911 / docs /exploit_analysis.md
Abhinav31122006
feat: exploit analysis, architecture docs, observation depth, citation
0b2675d

Exploit Analysis — 911 Dispatch Supervisor

Known Attack Vectors Considered & Closed

1. Reward Farming via Repeated Dispatch-Cancel Cycles

Vector: Agent dispatches a unit, immediately cancels, re-dispatches to collect partial response_time reward on each cycle without ever resolving incidents. Mitigation: Cancel actions return the unit to AVAILABLE but do NOT reset the incident survival clock. The incident continues counting down regardless of agent action, so farming cancel-dispatch cycles accelerates incident escalation and triggers the Safety Gate, collapsing the score to ≤0.2.

2. Safety Gate Bypass via P2-Only Dispatching

Vector: Agent ignores all P1 incidents and only resolves P2/P3 incidents to accumulate triage and response_time rewards without triggering the Safety Gate. Mitigation: The Safety Gate activates if ANY P1 incident existed during the episode and its survival score is 0.0. The agent cannot avoid P1 incidents existing — they are spawned deterministically by the scenario fixture.

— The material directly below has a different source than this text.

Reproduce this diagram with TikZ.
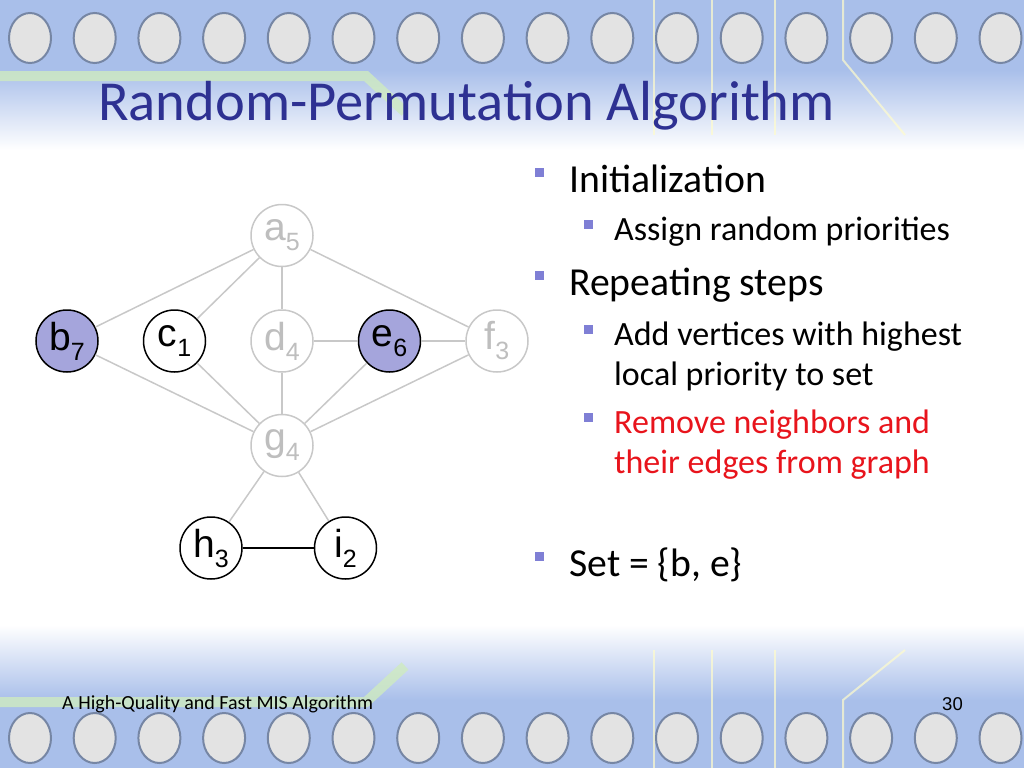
\documentclass[tikz,border=0pt]{standalone}
\usepackage{fontspec}
\setmainfont{Carlito}
\newfontfamily\graphfont{Liberation Sans}
\usetikzlibrary{positioning}
\definecolor{rptitle}{HTML}{2E3192}
\definecolor{rpbullet}{HTML}{7F7FD5}
\definecolor{rpset}{HTML}{A5A5DC}
\definecolor{rpgone}{HTML}{C8C8C8}
\definecolor{rpband}{HTML}{A9BFEA}
\definecolor{rptrace}{HTML}{CFEBC0}
\definecolor{rpred}{HTML}{E8141C}

\newcommand{\vlab}[2]{#1\raisebox{-10pt}{\fontsize{25}{25}\selectfont #2}}

\begin{document}
\begin{tikzpicture}[
  x=1pt, y=-1pt,
  node distance=44pt,
  vtx/.style={circle, line width=1.5pt, minimum size=62pt, inner sep=0pt,
              font=\graphfont\fontsize{39}{39}\selectfont},
  inset/.style={vtx, draw=black, fill=rpset},
  alive/.style={vtx, draw=black, fill=white},
  gone/.style={vtx, draw=rpgone, fill=white, text=rpgone!95!black},
  edge/.style={rpgone, line width=1.5pt},
  kept/.style={black, line width=1.5pt},
  sq/.style={fill=rpbullet, minimum size=9pt, inner sep=0pt},
  lvone/.style={anchor=base west, inner sep=0pt, font=\fontsize{39.7}{40}\selectfont},
  lvtwo/.style={anchor=base west, inner sep=0pt, font=\fontsize{34}{40}\selectfont},
  pad/.style={draw=rpband!70!black, fill=gray!22!white, line width=2pt},
  trace/.style={yellow!20!white, line width=2pt, opacity=.7},
]
\useasboundingbox (0,0) rectangle (1024,768);

%% ---- Background bands ----
\fill[rpband] (0,0) rectangle (1024,70);
\shade[top color=rpband, bottom color=white] (0,70) rectangle (1024,150);
\shade[top color=white, bottom color=rpband] (0,625) rectangle (1024,700);
\fill[rpband] (0,700) rectangle (1024,768);
\draw[rptrace, line width=10pt, opacity=.8] (0,76) -- (366,76) -- (405,112);
\draw[rptrace, line width=10pt, opacity=.8] (0,702) -- (366,702) -- (405,666);
\foreach \tx in {654,712,775}{
  \draw[trace] (\tx,0) -- (\tx,135);
  \draw[trace] (\tx,650) -- (\tx,768);
}
\draw[trace] (843,0) -- (843,60) -- (905,135);
\draw[trace] (843,768) -- (843,700) -- (905,650);
\foreach \k in {0,...,15}{
  \draw[pad] (30+64.7*\k,38) ellipse (21 and 25);
  \draw[pad] (30+64.7*\k,738) ellipse (21 and 25);
}

%% ---- Title ----
\node[anchor=base west, inner sep=0pt, text=rptitle,
      font=\fontsize{56.5}{56.5}\selectfont] (title) at (98,120) {Random-Permutation Algorithm};

%% ---- Graph ----
\node[inset] (b) at (67,341) {\vlab{b}{7}};
\node[alive, right=of b] (c) {\vlab{c}{1}};
\node[gone,  right=of c] (d) {\vlab{d}{4}};
\node[inset, right=of d] (e) {\vlab{e}{6}};
\node[gone,  right=of e] (f) {\vlab{f}{3}};
\node[gone,  above=42pt of d] (a) {\vlab{a}{5}};
\node[gone,  below=41pt of d] (g) {\vlab{g}{4}};
\node[alive] (h) at (211,548) {\vlab{h}{3}};
\node[alive, right=71pt of h] (i) {\vlab{i}{2}};

\foreach \u/\v in {a/b,a/c,a/d,a/f,b/g,c/g,d/g,e/g,f/g,d/e,e/f,g/h,g/i}
  \draw[edge] (\u) -- (\v);
\draw[kept] (h) -- (i);

%% ---- Bullet list ----
\node[sq] (s1) at (539,172.5) {};
\node[lvone] (t1) at (569,192.7) {Initialization};
\node[sq] (s2) at (588.5,224.5) {};
\node[lvtwo] (t2) at (614,240.7) {Assign random priorities};
\node[sq] (s3) at (539,275) {};
\node[lvone] (t3) at (569,295) {Repeating steps};
\node[sq] (s4) at (588.5,329) {};
\node[lvtwo] (t4) at (614,345) {Add vertices with highest};
\node[lvtwo] (t4b) at (614,385) {local priority to set};
\node[sq] (s5) at (588.5,417) {};
\node[lvtwo, text=rpred] (t5) at (614,433.3) {Remove neighbors and};
\node[lvtwo, text=rpred] (t5b) at (614,473.3) {their edges from graph};
\node[sq] (s6) at (539,556) {};
\node[lvone] (t6) at (569,576) {Set = \{b, e\}};

%% ---- Footer ----
\node[anchor=base west, inner sep=0pt, font=\fontsize{20}{20}\selectfont] (foot) at (62,709)
  {A High-Quality and Fast MIS Algorithm};
\node[anchor=base east, inner sep=0pt, font=\graphfont\fontsize{18.5}{18.5}\selectfont] (page) at (963,710) {30};

\end{tikzpicture}
\end{document}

3. Coverage Score Farming via Staging

Vector: Agent repeatedly stages all units in one district to maximize coverage score for that district while ignoring active incidents. Mitigation: Coverage score is computed across ALL districts simultaneously. Concentrating units in one district reduces coverage elsewhere, and staged units cannot respond to incidents without an explicit dispatch action, allowing incident survival clocks to expire and triggering escalation penalties.

4. Phraseology Score Inflation via Notes Stuffing

Vector: Agent fills the notes field with every possible dispatch phrase to maximize token overlap with canonical phrases. Mitigation: PhraseologyJudge uses token overlap normalized by notes length. Stuffing long notes with irrelevant text reduces precision, keeping the score low. Only notes that match the specific action type and incident type score highly.

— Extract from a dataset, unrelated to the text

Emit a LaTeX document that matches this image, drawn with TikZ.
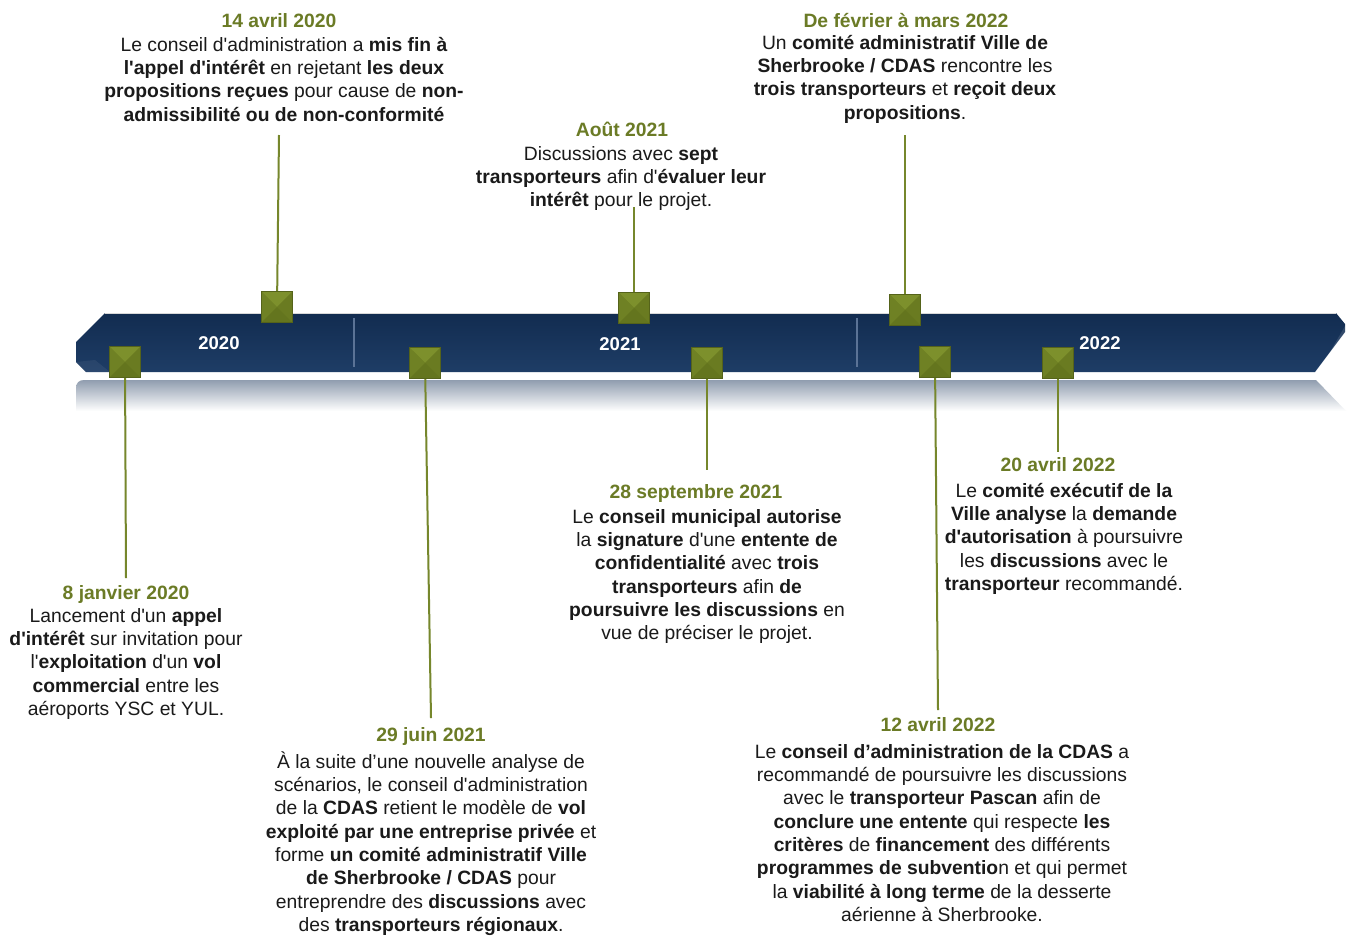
\documentclass[tikz,border=0pt]{standalone}
\usepackage{fontspec}
\setmainfont{Liberation Sans}[Ligatures=TeXOff]
\usetikzlibrary{calc}
\definecolor{olive}{HTML}{6B7B26}
\definecolor{oline}{HTML}{76872C}
\definecolor{sqbase}{HTML}{6C7D22}
\definecolor{sqtop}{HTML}{7D902C}
\definecolor{sqleft}{HTML}{6F8124}
\definecolor{sqright}{HTML}{6A7B21}
\definecolor{sqbot}{HTML}{64751E}
\definecolor{sqedge}{HTML}{55631A}
\definecolor{bartop}{HTML}{122C50}
\definecolor{barbot}{HTML}{1E3D66}
\definecolor{refl}{HTML}{909DAF}
\definecolor{sepc}{HTML}{5B7396}
\definecolor{bodyc}{HTML}{1A1A1A}
\tikzset{
  sq/.style={rectangle, minimum size=31bp, inner sep=0pt, draw=sqedge, line width=0.6bp, fill=sqbase,
    path picture={
      \fill[sqtop] (path picture bounding box.north west) -- (path picture bounding box.north east) -- (path picture bounding box.center) -- cycle;
      \fill[sqleft] (path picture bounding box.north west) -- (path picture bounding box.south west) -- (path picture bounding box.center) -- cycle;
      \fill[sqright] (path picture bounding box.north east) -- (path picture bounding box.south east) -- (path picture bounding box.center) -- cycle;
      \fill[sqbot] (path picture bounding box.south west) -- (path picture bounding box.south east) -- (path picture bounding box.center) -- cycle;
      \fill[white, opacity=0.15] (path picture bounding box.north west) rectangle ($(path picture bounding box.north east)+(0,4bp)$);
    }},
  conn/.style={draw=oline, line width=2bp},
  datetitle/.style={anchor=base, inner sep=0pt, text=olive, font={\fontsize{19.3bp}{23.3bp}\selectfont\bfseries}},
  bodytext/.style={anchor=north, inner sep=0pt, align=center, text=bodyc, font={\fontsize{19.3bp}{23.3bp}\selectfont}},
  yearlabel/.style={inner sep=0pt, text=white, font={\fontsize{18.5bp}{20bp}\selectfont\bfseries}},
  sepline/.style={draw=sepc, line width=1.5bp}
}
\newcommand{\fl}{\rule{0pt}{17bp}}
\begin{document}
\begin{tikzpicture}[x=1bp,y=-1bp]
\useasboundingbox (0,0) rectangle (1351,935);
\fill[white] (0,0) rectangle (1351,935);

% reflection
\shade[top color=refl, bottom color=white] (84,380) -- (1316,380) -- (1346,411) -- (76,411) -- (76,388) .. controls (76,383) and (79,380) .. (84,380) -- cycle;

% bar
\shade[top color=bartop, bottom color=barbot] (105,313) -- (1336,313) -- (1345,324) -- (1345,332) -- (1315,372) -- (86,372) -- (76,362) -- (76,342) -- cycle;
\draw[white!70!gray, line width=0.6bp] (105,313) -- (1336,313);
\fill[white, opacity=0.12] (1345,332) -- (1315,372) -- (1330,352) -- (1345,326) -- cycle;
\fill[white, opacity=0.06] (76,362) -- (86,372) -- (110,372) -- (95,360) -- cycle;

% separators
\draw[sepline] (354,318) -- (354,367);
\draw[sepline] (857,318) -- (857,367);

% year labels
\node[yearlabel] (y2020) at (219,343) {2020};
\node[yearlabel] (y2021) at (620,344) {2021};
\node[yearlabel] (y2022) at (1100,343) {2022};

% end points of connectors
\coordinate (e1) at (126,578);
\coordinate (e2) at (279,135);
\coordinate (e3) at (431,718);
\coordinate (e4) at (634,207);
\coordinate (e5) at (707,470);
\coordinate (e6) at (905,135);
\coordinate (e7) at (938,710);
\coordinate (e8) at (1058,452);

% connectors (drawn before squares)
\draw[conn] (125,362) -- (e1);
\draw[conn] (277,307) -- (e2);
\draw[conn] (425,363) -- (e3);
\draw[conn] (634,308) -- (e4);
\draw[conn] (707,363) -- (e5);
\draw[conn] (905,310) -- (e6);
\draw[conn] (935,362) -- (e7);
\draw[conn] (1058,363) -- (e8);

% squares
\node[sq] (s1) at (125,362) {};
\node[sq] (s2) at (277,307) {};
\node[sq] (s3) at (425,363) {};
\node[sq] (s4) at (634,308) {};
\node[sq] (s5) at (707,363) {};
\node[sq] (s6) at (905,310) {};
\node[sq] (s7) at (935,362) {};
\node[sq] (s8) at (1058,363) {};

% titles
\node[datetitle] (t1) at (126,599) {8 janvier 2020};
\node[datetitle] (t2) at (279,27) {14 avril 2020};
\node[datetitle] (t3) at (431,741) {29 juin 2021};
\node[datetitle] (t4) at (622,136) {Août 2021};
\node[datetitle] (t5) at (696,498) {28 septembre 2021};
\node[datetitle] (t6) at (906,27) {De février à mars 2022};
\node[datetitle] (t7) at (938,731) {12 avril 2022};
\node[datetitle] (t8) at (1058,471) {20 avril 2022};

% bodies
\node[bodytext] (b1) at (126,605) {\fl Lancement d'un \textbf{appel}\\
\textbf{d'intérêt} sur invitation pour\\
l'\textbf{exploitation} d'un \textbf{vol}\\
\textbf{commercial} entre les\\
aéroports YSC et YUL.};

\node[bodytext] (b2) at (284,34) {\fl Le conseil d'administration a \textbf{mis fin à}\\
\textbf{l'appel d'intérêt} en rejetant \textbf{les deux}\\
\textbf{propositions reçues} pour cause de \textbf{non-}\\
\textbf{admissibilité ou de non-conformité}};

\node[bodytext] (b3) at (431,751) {\fl À la suite d’une nouvelle analyse de\\
scénarios, le conseil d'administration\\
de la \textbf{CDAS} retient le modèle de \textbf{vol}\\
\textbf{exploité par une entreprise privée} et\\
forme \textbf{un comité administratif Ville}\\
\textbf{de Sherbrooke / CDAS} pour\\
entreprendre des \textbf{discussions} avec\\
des \textbf{transporteurs régionaux}.};

\node[bodytext] (b4) at (621,143) {\fl Discussions avec \textbf{sept}\\
\textbf{transporteurs} afin d'\textbf{évaluer leur}\\
\textbf{intérêt} pour le projet.};

\node[bodytext] (b5) at (707,506) {\fl Le \textbf{conseil municipal autorise}\\
la \textbf{signature} d'une \textbf{entente de}\\
\textbf{confidentialité} avec \textbf{trois}\\
\textbf{transporteurs} afin \textbf{de}\\
\textbf{poursuivre les discussions} en\\
vue de préciser le projet.};

\node[bodytext] (b6) at (905,32) {\fl Un \textbf{comité administratif Ville de}\\
\textbf{Sherbrooke / CDAS} rencontre les\\
\textbf{trois transporteurs} et \textbf{reçoit deux}\\
\textbf{propositions}.};

\node[bodytext] (b7) at (942,741) {\fl Le \textbf{conseil d’administration de la CDAS} a\\
recommandé de poursuivre les discussions\\
avec le \textbf{transporteur Pascan} afin de\\
\textbf{conclure une entente} qui respecte \textbf{les}\\
\textbf{critères} de \textbf{financement} des différents\\
\textbf{programmes de subventio}n et qui permet\\
la \textbf{viabilité à long terme} de la desserte\\
aérienne à Sherbrooke.};

\node[bodytext] (b8) at (1064,480) {\fl Le \textbf{comité exécutif de la}\\
\textbf{Ville analyse} la \textbf{demande}\\
\textbf{d'autorisation} à poursuivre\\
les \textbf{discussions} avec le\\
\textbf{transporteur} recommandé.};
\end{tikzpicture}
\end{document}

5. Determinism Exploitation

Vector: Agent memorizes the exact incident sequence (seed=42) and hardcodes optimal actions rather than learning dispatch reasoning. Mitigation: This is intentional for reproducibility. However, the wave spawn system introduces timing-dependent incident locations with small perturbations, meaning hardcoded action sequences fail when unit positions vary. The environment is designed for evaluation, not training-time generalization.

Conclusion

No reward farming exploit was found that allows an agent to score >0.6 without genuinely resolving Priority-1 incidents with correct unit types within survival clock windows.